L’intervention de Janet Yellen fut un plaidoyer en faveur de la réglementation financière. Les progrès accomplis en termes de régulation depuis la dernière crise sont indéniables : plus de fonds propres pour les banques, plus de transparence, une supervision renforcée des établissements systémiques, des plans de rétablissement et résolution afin d’éviter le recours au contribuable et une moindre interconnexion grâce à la compensation centralisée des produits dérivés…

Les travaux du Comité de Bâle, mais aussi ceux de chercheurs académiques, en confirment les effets bénéfiques nets. Les coûts de ces réformes pour l’industrie financière sont loin d’être négligeables mais les profits récents des grands établissements ne le sont pas non plus.  Pour autant,  cette meilleure résilience du système financier ne saurait se traduire par un excès de confiance, de nombreux risques demeurent. Celui de la course au gigantisme des acteurs (banques, gérants d’actifs, etc.), renforcé par les fusions et acquisitions, semble passé sous silence, même à Jackson Hole. C’est oublier que la première dimension du risque systémique est bien due à l’existence d’institutions « too big to fail ».

L’intervention de Mario Draghi fut un double plaidoyer : en faveur de l’ouverture internationale, tant pour le commerce que pour les flux financiers, mais aussi en faveur de la régulation financière. Il a souligné que ce n’est jamais le bon moment d’assouplir la régulation, mais qu’à certains moments c’est particulièrement inopportun !

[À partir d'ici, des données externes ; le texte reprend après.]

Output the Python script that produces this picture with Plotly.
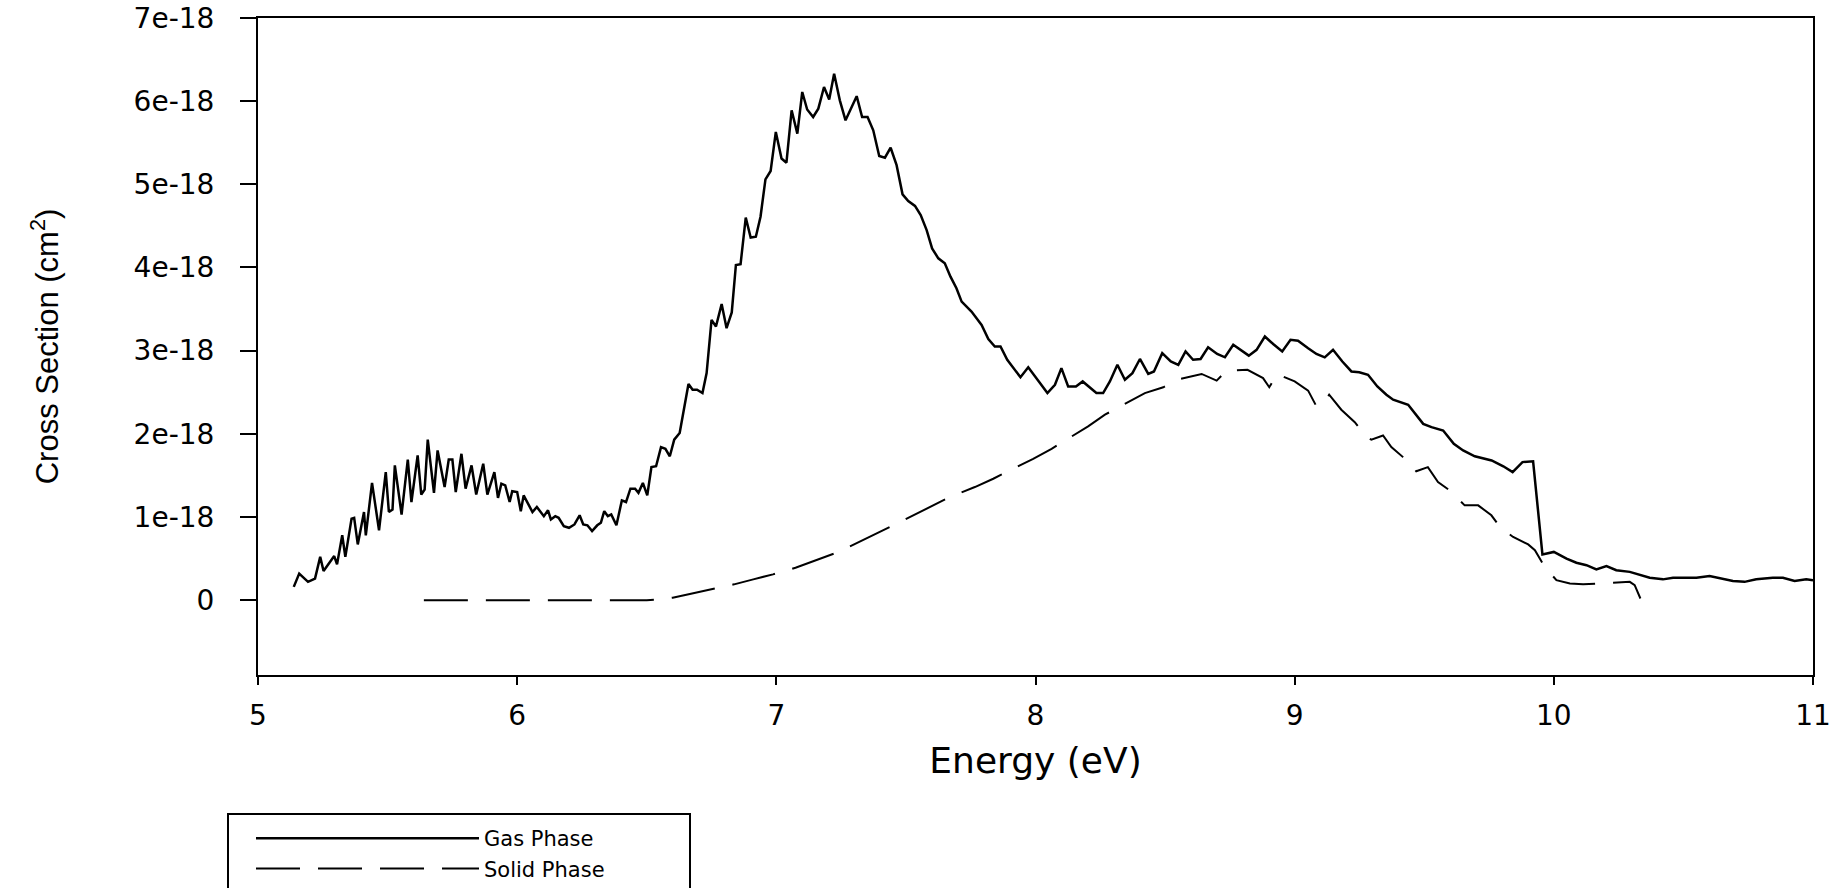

Se préoccuper de la réglementation américaine se justifie par l’impact des conséquences internationales sur les conditions financières domestiques. Selon le FMI (Global Financial Stability Report Avril 2017 Chap. 3), il y aurait ainsi une perte de contrôle de ces dernières avec une sensibilité accrue aux chocs globaux. Ceci pouvant réduire donc l’efficacité des canaux de transmission des politiques monétaires, plus particulièrement pour les pays émergents, maintenir une régulation financière forte et homogène n’en paraît que plus indispensable et prioritaire.